Selon nos experts, il n’est pas étonnant que les soldes stimulent notre fièvre dépensière. « La chasse aux bonnes affaires peut déclencher un sentiment de bonheur, affirme Malaika Brengman. Mais les réductions peuvent aussi nous inciter à acheter des choses dont nous n’avons pas besoin. Et il faut beaucoup de volonté pour y résister. Nous disposons d’une sorte de mécanisme de défense intégré qui nous protège contre les achats impulsifs, mais tout comme nos muscles, il peut se fatiguer. Nous savons que les gens sont plus sensibles à ces stimuli en fin de journée ou dans les moments difficiles. »

Anouk, 34 ans, se définit comme une « shoppeuse par ennui ». Dans les moments creux, elle parcourt Internet à la recherche de pépites. « C’est un peu un hobby, avoue-t-elle en riant. J’aime surtout chercher des gadgets que je peux offrir à mes amis et à ma famille. Par exemple, j’ai récemment découvert Temu (NDLR : un e-shop chinois bon marché qui gagne en popularité), où j’ai déniché toutes sortes de cadeaux pour les fêtes de fin d’année. » Parmi ses trouvailles : un porte-clés en forme de brocoli pour un ami qui ne mange rien d’autre et un décapsuleur doré en forme de botte de cow-boy pour un copain qui a un tatouage similaire… « Je ne me qualifierais pas d’accro au shopping, confie-t-elle. Je sais ce que je peux dépenser et je connais mon budget. J’aime simplement faire plaisir aux gens avec de petits présents personnalisés, et bien sûr parfois à moi-même. Pour moi, c’est surtout une façon amusante de passer le temps. »

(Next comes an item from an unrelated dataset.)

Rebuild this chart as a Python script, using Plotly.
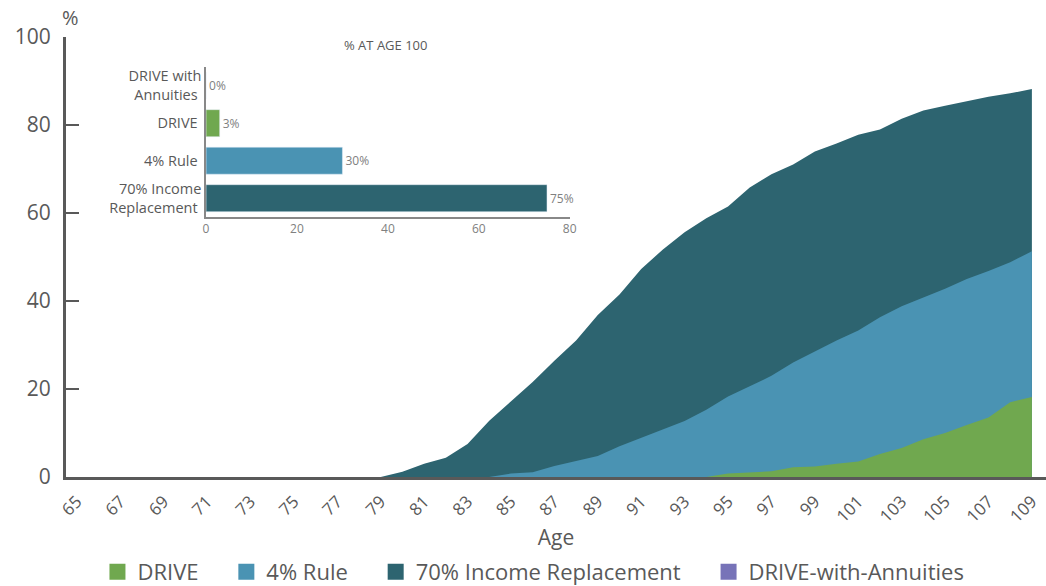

Si le shopping est, en d’autres termes, une forme de thérapie pour certaines personnes, il est également important de savoir quand s’arrêter. 5 % des Belges sont en effet accros à cette activité, indique la professeure Brengman. « Ces personnes deviennent dépendantes de ces hormones de bonheur présentes dans notre cerveau. Chaque fois qu’elles se sentent mal, elles se tournent vers ces shots de dopamine. Parfois, le sentiment négatif est même provoqué par un souci lors d’un achat, ce qui peut déclencher un cercle vicieux. De plus, nous sommes constamment confrontés à des offres et à des publicités, et il n’est donc pas toujours facile de résister. Nous devons apprendre à mieux réguler nos émotions, et nous convaincre qu’il existe d’autres moyens de nous sentir mieux lorsque nous sommes mal dans notre peau. »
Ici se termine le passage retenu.